* Start Data *

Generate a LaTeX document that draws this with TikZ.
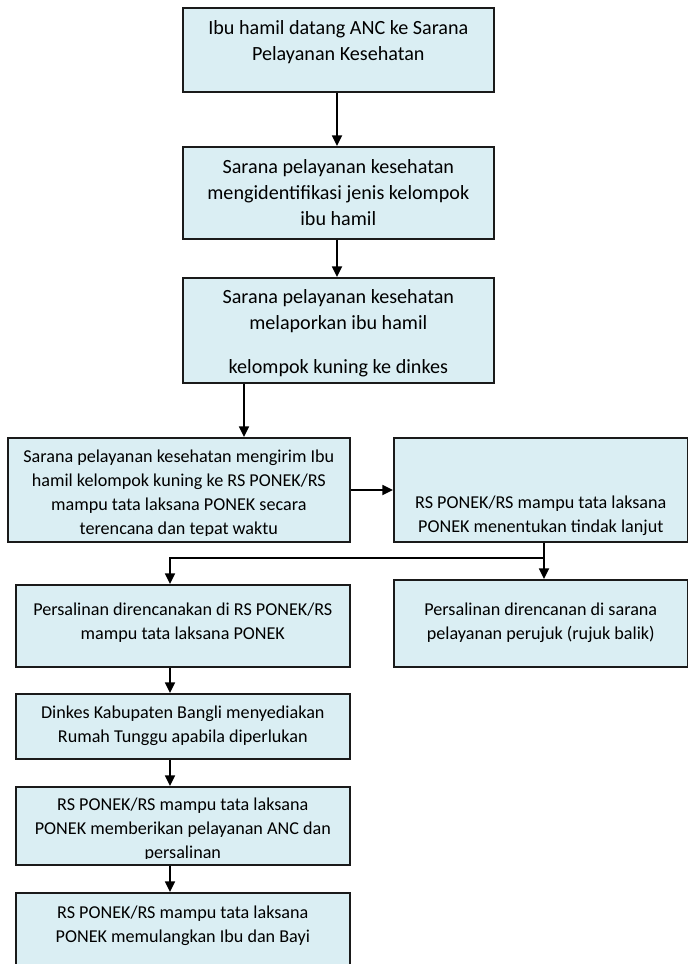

* End Data *
* Start Data *

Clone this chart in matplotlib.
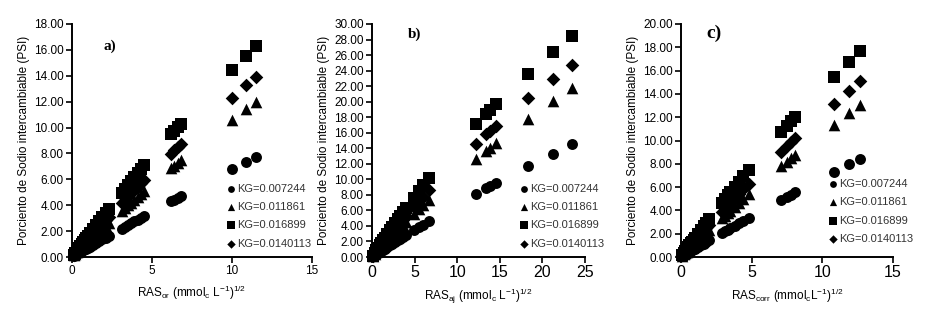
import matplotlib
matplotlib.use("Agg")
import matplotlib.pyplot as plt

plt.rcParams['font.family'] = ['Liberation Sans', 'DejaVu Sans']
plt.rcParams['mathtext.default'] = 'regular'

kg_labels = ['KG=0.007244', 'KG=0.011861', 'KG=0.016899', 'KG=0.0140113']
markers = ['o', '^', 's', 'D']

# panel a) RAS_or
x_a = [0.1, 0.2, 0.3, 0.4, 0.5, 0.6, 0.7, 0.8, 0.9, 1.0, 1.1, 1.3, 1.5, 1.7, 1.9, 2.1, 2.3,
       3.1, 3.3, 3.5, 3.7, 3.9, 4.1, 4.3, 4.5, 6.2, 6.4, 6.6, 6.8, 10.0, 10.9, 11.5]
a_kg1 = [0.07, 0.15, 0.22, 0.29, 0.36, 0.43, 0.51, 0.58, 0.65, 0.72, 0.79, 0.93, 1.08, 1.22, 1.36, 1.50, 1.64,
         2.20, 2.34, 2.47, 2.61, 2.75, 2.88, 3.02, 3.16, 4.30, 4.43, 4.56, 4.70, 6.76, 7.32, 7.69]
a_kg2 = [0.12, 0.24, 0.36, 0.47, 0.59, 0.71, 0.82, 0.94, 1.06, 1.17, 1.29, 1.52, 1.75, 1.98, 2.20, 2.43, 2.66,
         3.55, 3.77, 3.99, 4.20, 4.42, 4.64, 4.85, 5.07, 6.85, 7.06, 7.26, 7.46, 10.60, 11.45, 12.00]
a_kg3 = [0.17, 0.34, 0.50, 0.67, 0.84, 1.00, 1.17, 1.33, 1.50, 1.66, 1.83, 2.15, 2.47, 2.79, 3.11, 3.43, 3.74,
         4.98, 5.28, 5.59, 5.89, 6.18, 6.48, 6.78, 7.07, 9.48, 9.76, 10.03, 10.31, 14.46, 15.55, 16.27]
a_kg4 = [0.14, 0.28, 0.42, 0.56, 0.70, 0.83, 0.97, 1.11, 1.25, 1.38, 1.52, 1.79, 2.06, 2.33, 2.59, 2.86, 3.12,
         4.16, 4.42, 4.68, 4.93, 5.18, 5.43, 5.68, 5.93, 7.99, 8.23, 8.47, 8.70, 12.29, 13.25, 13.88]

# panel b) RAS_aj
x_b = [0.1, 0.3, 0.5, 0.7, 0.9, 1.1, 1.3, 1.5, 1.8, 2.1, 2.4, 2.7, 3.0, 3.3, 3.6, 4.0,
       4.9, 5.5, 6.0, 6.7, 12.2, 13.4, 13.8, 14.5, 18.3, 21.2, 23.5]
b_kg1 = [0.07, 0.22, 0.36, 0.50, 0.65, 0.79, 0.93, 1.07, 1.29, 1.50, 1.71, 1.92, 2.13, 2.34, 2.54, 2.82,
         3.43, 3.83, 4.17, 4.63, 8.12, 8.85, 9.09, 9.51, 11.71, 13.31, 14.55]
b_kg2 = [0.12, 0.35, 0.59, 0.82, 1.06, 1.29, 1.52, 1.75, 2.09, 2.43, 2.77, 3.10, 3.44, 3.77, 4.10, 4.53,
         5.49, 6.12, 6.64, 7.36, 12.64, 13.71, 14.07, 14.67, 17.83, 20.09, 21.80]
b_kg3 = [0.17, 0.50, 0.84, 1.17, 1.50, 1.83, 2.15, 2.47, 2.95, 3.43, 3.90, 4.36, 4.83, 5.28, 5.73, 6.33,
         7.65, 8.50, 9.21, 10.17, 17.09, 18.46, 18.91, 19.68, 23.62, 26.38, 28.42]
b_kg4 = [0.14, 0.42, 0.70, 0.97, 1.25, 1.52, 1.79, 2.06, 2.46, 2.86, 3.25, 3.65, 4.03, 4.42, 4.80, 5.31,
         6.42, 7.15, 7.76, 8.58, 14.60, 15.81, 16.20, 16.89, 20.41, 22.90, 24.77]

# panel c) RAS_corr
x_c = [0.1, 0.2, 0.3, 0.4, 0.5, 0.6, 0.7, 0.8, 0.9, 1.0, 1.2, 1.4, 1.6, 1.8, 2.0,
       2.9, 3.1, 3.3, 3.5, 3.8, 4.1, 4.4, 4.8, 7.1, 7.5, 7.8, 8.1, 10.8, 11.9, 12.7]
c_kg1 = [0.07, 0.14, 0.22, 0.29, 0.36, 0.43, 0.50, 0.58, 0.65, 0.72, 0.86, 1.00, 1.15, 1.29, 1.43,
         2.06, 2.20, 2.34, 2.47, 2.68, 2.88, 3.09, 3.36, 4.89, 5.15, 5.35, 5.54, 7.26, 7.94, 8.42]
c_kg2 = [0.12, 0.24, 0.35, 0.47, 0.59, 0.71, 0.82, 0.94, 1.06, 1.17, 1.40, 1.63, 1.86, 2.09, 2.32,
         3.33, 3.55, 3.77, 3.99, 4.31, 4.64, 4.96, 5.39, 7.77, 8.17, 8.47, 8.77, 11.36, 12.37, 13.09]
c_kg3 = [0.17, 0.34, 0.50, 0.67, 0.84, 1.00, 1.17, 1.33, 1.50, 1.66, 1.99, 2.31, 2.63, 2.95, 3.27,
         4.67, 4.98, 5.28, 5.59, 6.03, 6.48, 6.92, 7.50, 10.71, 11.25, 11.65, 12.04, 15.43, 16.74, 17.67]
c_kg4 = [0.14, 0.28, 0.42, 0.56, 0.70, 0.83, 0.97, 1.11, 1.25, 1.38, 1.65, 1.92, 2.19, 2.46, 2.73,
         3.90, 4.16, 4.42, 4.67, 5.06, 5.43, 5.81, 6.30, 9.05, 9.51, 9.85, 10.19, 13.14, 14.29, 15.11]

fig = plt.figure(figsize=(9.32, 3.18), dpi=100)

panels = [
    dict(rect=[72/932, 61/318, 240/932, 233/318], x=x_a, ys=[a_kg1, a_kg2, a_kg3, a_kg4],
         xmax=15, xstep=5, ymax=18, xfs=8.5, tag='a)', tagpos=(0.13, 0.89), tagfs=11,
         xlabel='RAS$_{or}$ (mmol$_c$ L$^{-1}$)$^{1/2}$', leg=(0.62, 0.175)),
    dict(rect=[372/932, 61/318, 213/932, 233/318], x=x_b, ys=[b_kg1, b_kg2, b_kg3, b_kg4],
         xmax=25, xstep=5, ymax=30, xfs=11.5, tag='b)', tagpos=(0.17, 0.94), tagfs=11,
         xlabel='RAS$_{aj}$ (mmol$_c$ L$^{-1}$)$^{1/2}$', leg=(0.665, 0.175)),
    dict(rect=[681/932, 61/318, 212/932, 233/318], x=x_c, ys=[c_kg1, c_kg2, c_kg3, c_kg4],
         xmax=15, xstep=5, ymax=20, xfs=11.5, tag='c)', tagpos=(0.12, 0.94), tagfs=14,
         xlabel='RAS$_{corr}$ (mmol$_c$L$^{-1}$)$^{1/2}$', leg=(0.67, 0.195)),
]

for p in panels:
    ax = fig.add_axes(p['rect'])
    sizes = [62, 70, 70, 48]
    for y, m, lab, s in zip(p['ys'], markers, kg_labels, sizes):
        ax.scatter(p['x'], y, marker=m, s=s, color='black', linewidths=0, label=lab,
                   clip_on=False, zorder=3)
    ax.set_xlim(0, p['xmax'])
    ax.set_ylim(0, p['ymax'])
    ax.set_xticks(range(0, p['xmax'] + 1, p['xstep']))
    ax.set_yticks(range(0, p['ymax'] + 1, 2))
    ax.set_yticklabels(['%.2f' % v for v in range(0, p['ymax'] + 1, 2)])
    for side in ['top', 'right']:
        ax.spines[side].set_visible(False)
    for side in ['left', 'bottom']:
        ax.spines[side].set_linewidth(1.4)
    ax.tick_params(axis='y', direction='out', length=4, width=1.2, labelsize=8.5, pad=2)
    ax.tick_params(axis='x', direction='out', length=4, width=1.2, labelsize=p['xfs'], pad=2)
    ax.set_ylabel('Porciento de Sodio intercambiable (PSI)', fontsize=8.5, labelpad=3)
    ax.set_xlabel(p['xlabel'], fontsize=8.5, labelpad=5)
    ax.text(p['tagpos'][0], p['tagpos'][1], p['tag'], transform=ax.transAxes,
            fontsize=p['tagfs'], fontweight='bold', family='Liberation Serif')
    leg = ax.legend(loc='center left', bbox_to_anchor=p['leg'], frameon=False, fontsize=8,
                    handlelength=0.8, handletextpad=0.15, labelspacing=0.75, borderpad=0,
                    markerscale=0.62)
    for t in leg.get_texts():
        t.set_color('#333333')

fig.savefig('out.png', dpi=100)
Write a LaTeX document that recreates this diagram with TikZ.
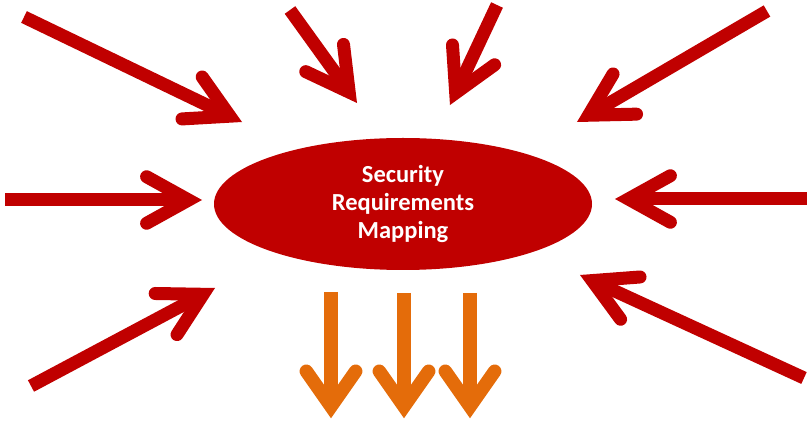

* End Data *
* Start Data *

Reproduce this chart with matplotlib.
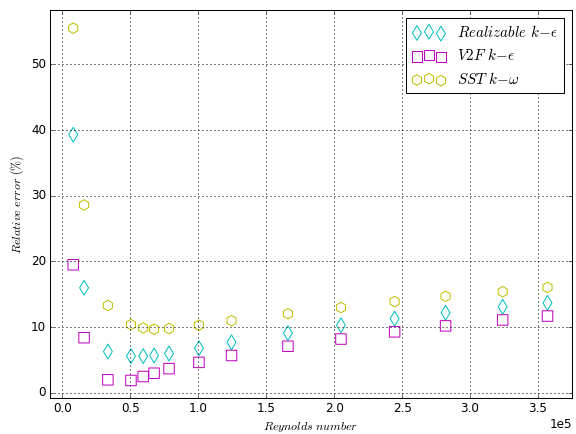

* End Data *

### What you will do
Pictures are not part of the copy. Reproduce the lines from the one containing "Clone this chart in matplotlib." through the one containing "plt.rcParams['mathtext.default'] = 'regular'", exactly and nothing more.

### Expected output
Clone this chart in matplotlib.
import matplotlib
matplotlib.use("Agg")
import matplotlib.pyplot as plt

plt.rcParams['font.family'] = ['Liberation Sans', 'DejaVu Sans']
plt.rcParams['mathtext.default'] = 'regular'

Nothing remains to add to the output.